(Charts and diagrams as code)
· · · ·

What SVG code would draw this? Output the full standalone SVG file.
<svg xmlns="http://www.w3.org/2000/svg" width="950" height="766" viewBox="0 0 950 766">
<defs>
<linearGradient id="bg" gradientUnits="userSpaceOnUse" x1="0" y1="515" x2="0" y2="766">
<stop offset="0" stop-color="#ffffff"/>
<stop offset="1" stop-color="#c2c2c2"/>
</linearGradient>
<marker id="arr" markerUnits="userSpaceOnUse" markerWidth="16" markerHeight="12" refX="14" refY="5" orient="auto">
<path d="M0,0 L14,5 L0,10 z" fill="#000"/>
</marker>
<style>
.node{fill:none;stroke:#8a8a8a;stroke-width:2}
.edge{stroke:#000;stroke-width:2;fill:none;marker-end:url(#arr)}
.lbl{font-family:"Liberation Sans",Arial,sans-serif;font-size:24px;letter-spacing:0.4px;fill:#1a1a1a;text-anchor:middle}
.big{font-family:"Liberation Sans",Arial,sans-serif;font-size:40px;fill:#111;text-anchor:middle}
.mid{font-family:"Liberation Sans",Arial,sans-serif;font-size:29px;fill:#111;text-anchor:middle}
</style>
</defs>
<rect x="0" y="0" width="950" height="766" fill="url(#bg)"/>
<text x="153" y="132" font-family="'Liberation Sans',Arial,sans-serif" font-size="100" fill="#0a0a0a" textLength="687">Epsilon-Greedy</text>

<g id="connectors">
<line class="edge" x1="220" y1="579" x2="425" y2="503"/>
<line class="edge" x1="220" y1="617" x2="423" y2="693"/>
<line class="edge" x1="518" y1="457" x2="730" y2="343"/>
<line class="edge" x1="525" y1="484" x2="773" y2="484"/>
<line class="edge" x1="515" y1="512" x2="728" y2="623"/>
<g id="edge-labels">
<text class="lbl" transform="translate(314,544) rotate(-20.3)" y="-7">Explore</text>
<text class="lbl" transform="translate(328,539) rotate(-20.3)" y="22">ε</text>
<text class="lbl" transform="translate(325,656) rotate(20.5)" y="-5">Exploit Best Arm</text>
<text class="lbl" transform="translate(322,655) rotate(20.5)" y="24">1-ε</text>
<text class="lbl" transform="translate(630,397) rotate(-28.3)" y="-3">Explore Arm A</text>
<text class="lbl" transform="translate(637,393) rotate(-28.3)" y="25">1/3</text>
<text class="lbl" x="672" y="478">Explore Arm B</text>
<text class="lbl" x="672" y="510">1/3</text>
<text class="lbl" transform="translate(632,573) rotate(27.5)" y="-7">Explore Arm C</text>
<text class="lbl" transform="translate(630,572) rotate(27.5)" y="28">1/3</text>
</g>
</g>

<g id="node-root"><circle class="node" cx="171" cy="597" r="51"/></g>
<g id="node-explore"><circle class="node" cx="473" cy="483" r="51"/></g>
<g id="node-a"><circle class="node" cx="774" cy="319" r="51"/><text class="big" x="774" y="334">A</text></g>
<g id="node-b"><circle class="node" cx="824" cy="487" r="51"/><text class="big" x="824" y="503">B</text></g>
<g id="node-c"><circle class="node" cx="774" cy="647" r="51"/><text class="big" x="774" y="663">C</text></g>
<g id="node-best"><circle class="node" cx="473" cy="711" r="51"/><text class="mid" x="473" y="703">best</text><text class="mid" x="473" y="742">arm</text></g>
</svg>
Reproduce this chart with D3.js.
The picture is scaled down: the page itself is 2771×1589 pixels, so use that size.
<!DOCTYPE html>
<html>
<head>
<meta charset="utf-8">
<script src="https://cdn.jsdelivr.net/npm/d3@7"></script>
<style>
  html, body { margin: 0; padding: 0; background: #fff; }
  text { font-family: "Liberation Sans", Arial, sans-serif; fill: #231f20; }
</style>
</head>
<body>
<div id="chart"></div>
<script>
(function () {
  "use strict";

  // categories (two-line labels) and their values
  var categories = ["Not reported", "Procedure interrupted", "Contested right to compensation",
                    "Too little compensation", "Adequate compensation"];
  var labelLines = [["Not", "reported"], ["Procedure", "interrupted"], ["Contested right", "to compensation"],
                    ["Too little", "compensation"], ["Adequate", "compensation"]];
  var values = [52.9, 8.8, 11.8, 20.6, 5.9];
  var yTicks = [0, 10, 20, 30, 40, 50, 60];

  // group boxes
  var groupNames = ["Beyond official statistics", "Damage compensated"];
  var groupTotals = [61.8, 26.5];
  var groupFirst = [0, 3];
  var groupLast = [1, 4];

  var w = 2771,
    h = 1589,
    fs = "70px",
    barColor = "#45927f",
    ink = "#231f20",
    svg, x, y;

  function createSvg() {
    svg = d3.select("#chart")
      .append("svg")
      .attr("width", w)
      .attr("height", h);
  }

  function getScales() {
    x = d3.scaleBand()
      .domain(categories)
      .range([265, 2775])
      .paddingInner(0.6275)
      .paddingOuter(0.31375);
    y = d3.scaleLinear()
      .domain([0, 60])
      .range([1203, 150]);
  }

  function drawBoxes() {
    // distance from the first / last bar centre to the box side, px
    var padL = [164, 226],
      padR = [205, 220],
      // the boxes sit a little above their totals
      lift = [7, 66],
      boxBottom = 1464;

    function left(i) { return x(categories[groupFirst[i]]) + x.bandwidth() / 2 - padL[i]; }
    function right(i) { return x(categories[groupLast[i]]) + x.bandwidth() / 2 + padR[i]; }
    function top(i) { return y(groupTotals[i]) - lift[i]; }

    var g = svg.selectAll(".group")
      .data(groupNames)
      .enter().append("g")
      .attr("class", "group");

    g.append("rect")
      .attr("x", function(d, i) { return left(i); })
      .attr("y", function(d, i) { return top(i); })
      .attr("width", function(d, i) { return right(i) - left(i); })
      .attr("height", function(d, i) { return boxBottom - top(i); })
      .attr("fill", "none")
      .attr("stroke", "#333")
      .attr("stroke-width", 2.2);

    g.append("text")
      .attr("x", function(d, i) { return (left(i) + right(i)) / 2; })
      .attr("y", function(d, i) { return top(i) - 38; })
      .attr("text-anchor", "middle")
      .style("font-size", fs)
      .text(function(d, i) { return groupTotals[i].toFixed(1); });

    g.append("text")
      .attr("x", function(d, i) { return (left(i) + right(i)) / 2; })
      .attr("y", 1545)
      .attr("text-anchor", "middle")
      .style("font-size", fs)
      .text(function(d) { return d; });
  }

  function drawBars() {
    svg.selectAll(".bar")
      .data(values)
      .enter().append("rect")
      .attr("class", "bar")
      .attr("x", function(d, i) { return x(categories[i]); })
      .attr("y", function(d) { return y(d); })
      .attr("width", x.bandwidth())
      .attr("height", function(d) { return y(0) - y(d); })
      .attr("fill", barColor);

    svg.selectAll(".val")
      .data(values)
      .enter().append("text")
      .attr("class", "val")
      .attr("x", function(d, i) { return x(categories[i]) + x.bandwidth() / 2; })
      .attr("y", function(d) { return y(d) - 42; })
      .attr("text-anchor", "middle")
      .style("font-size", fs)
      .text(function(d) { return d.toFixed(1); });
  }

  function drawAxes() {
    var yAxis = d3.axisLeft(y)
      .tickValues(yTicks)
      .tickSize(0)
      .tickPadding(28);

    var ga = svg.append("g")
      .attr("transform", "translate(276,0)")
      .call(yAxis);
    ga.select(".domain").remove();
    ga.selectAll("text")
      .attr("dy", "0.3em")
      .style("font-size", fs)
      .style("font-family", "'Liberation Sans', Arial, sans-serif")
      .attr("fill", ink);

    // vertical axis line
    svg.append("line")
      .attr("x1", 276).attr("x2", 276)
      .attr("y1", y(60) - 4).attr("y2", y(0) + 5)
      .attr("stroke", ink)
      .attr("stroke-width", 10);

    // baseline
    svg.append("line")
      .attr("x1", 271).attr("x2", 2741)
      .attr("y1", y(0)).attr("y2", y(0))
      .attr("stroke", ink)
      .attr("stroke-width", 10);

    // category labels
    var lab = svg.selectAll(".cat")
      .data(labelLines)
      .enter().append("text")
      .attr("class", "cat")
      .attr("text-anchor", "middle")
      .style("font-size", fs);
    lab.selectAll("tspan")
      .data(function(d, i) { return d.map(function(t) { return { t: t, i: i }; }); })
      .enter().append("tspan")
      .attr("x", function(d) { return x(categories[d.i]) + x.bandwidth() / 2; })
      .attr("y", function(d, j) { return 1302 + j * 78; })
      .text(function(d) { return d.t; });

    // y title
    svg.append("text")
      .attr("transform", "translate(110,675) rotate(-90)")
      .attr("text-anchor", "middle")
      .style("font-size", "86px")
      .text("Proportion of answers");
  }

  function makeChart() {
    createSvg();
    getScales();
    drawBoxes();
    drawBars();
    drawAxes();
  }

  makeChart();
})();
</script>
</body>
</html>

· · · ·

> **Written request**:
Within the listing above, the range opens at the line with "The picture is" and closes at the line with "var yTicks = [0, 10, 20, 30, 40, 50, 60];". Reproduce exactly the lines of that range, including both ends.

> **Answer**:
The picture is scaled down: the page itself is 2771×1589 pixels, so use that size.
<!DOCTYPE html>
<html>
<head>
<meta charset="utf-8">
<script src="https://cdn.jsdelivr.net/npm/d3@7"></script>
<style>
  html, body { margin: 0; padding: 0; background: #fff; }
  text { font-family: "Liberation Sans", Arial, sans-serif; fill: #231f20; }
</style>
</head>
<body>
<div id="chart"></div>
<script>
(function () {
  "use strict";

  // categories (two-line labels) and their values
  var categories = ["Not reported", "Procedure interrupted", "Contested right to compensation",
                    "Too little compensation", "Adequate compensation"];
  var labelLines = [["Not", "reported"], ["Procedure", "interrupted"], ["Contested right", "to compensation"],
                    ["Too little", "compensation"], ["Adequate", "compensation"]];
  var values = [52.9, 8.8, 11.8, 20.6, 5.9];
  var yTicks = [0, 10, 20, 30, 40, 50, 60];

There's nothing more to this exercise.